Exercise goal: Repeat the lines below exactly as they appear, but leave out the images.

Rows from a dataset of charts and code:

BEGIN

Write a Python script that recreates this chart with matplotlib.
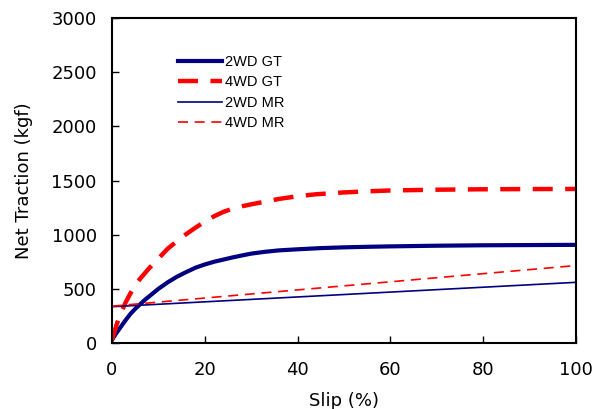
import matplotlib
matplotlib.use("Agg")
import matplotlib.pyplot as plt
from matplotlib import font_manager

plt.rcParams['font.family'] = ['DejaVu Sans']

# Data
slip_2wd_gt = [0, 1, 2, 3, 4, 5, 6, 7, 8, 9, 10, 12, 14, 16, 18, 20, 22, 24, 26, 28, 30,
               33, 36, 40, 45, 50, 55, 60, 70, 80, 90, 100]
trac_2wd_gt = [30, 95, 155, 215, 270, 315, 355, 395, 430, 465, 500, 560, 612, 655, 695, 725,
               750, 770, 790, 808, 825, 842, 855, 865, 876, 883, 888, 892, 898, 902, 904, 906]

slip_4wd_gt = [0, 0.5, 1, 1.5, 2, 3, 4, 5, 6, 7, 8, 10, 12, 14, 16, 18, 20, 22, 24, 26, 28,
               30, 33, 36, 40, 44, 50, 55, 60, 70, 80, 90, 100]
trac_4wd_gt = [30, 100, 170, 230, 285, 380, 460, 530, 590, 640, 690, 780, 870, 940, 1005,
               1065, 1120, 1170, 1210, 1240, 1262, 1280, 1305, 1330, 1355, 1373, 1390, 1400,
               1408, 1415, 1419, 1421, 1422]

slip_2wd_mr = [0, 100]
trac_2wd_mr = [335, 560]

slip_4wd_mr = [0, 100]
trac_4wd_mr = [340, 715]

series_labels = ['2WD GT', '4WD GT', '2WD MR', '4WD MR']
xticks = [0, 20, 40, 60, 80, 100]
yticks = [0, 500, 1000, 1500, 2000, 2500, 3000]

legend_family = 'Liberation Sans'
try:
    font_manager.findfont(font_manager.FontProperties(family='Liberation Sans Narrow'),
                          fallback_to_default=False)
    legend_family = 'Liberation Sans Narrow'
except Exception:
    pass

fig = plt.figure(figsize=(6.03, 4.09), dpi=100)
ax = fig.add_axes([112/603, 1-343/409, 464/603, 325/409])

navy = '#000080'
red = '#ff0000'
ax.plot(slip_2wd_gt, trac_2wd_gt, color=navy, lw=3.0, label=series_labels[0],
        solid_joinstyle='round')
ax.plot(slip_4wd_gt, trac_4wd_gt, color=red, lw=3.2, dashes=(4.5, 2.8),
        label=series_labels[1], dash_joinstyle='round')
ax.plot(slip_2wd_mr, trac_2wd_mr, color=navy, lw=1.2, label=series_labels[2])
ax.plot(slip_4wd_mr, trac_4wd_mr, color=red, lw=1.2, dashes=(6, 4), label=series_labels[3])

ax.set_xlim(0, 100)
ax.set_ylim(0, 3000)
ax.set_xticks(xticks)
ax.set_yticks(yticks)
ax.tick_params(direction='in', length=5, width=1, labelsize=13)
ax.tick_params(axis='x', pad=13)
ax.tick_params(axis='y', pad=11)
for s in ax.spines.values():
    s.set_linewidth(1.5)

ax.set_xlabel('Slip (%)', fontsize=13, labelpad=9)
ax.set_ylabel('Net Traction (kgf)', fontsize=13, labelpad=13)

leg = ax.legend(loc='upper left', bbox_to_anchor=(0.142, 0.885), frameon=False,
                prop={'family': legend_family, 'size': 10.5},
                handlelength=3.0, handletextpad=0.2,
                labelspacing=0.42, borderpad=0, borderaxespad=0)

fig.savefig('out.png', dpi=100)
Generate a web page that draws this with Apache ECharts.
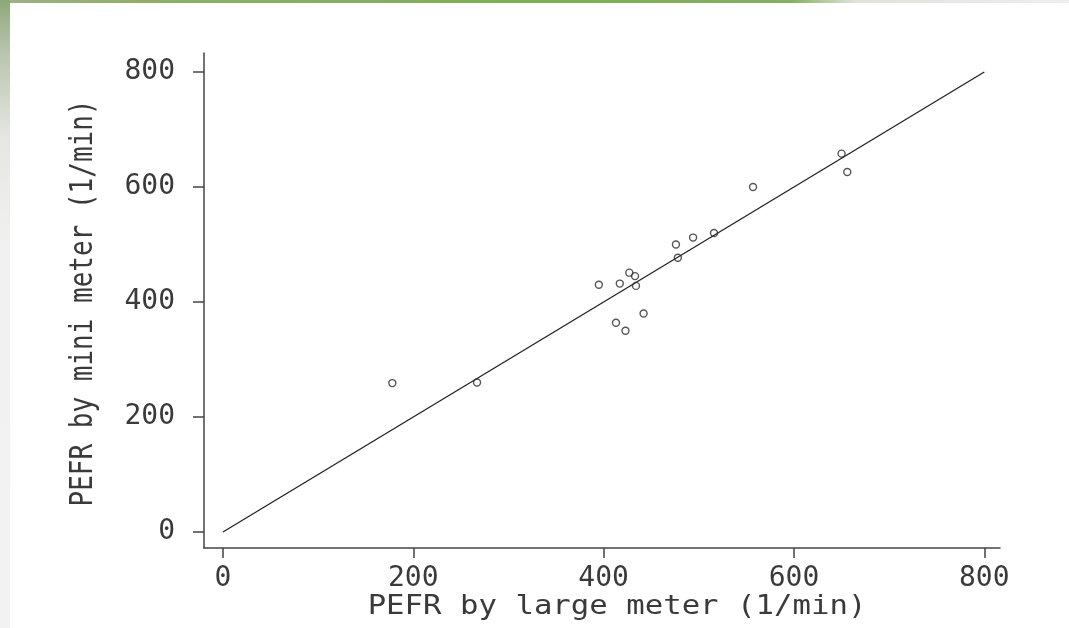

END

Expected answer:
Write a Python script that recreates this chart with matplotlib.
import matplotlib
matplotlib.use("Agg")
import matplotlib.pyplot as plt
from matplotlib import font_manager

plt.rcParams['font.family'] = ['DejaVu Sans']

# Data
slip_2wd_gt = [0, 1, 2, 3, 4, 5, 6, 7, 8, 9, 10, 12, 14, 16, 18, 20, 22, 24, 26, 28, 30,
               33, 36, 40, 45, 50, 55, 60, 70, 80, 90, 100]
trac_2wd_gt = [30, 95, 155, 215, 270, 315, 355, 395, 430, 465, 500, 560, 612, 655, 695, 725,
               750, 770, 790, 808, 825, 842, 855, 865, 876, 883, 888, 892, 898, 902, 904, 906]

slip_4wd_gt = [0, 0.5, 1, 1.5, 2, 3, 4, 5, 6, 7, 8, 10, 12, 14, 16, 18, 20, 22, 24, 26, 28,
               30, 33, 36, 40, 44, 50, 55, 60, 70, 80, 90, 100]
trac_4wd_gt = [30, 100, 170, 230, 285, 380, 460, 530, 590, 640, 690, 780, 870, 940, 1005,
               1065, 1120, 1170, 1210, 1240, 1262, 1280, 1305, 1330, 1355, 1373, 1390, 1400,
               1408, 1415, 1419, 1421, 1422]

slip_2wd_mr = [0, 100]
trac_2wd_mr = [335, 560]

slip_4wd_mr = [0, 100]
trac_4wd_mr = [340, 715]

series_labels = ['2WD GT', '4WD GT', '2WD MR', '4WD MR']
xticks = [0, 20, 40, 60, 80, 100]
yticks = [0, 500, 1000, 1500, 2000, 2500, 3000]

legend_family = 'Liberation Sans'
try:
    font_manager.findfont(font_manager.FontProperties(family='Liberation Sans Narrow'),
                          fallback_to_default=False)
    legend_family = 'Liberation Sans Narrow'
except Exception:
    pass

fig = plt.figure(figsize=(6.03, 4.09), dpi=100)
ax = fig.add_axes([112/603, 1-343/409, 464/603, 325/409])

navy = '#000080'
red = '#ff0000'
ax.plot(slip_2wd_gt, trac_2wd_gt, color=navy, lw=3.0, label=series_labels[0],
        solid_joinstyle='round')
ax.plot(slip_4wd_gt, trac_4wd_gt, color=red, lw=3.2, dashes=(4.5, 2.8),
        label=series_labels[1], dash_joinstyle='round')
ax.plot(slip_2wd_mr, trac_2wd_mr, color=navy, lw=1.2, label=series_labels[2])
ax.plot(slip_4wd_mr, trac_4wd_mr, color=red, lw=1.2, dashes=(6, 4), label=series_labels[3])

ax.set_xlim(0, 100)
ax.set_ylim(0, 3000)
ax.set_xticks(xticks)
ax.set_yticks(yticks)
ax.tick_params(direction='in', length=5, width=1, labelsize=13)
ax.tick_params(axis='x', pad=13)
ax.tick_params(axis='y', pad=11)
for s in ax.spines.values():
    s.set_linewidth(1.5)

ax.set_xlabel('Slip (%)', fontsize=13, labelpad=9)
ax.set_ylabel('Net Traction (kgf)', fontsize=13, labelpad=13)

leg = ax.legend(loc='upper left', bbox_to_anchor=(0.142, 0.885), frameon=False,
                prop={'family': legend_family, 'size': 10.5},
                handlelength=3.0, handletextpad=0.2,
                labelspacing=0.42, borderpad=0, borderaxespad=0)

fig.savefig('out.png', dpi=100)
Generate a web page that draws this with Apache ECharts.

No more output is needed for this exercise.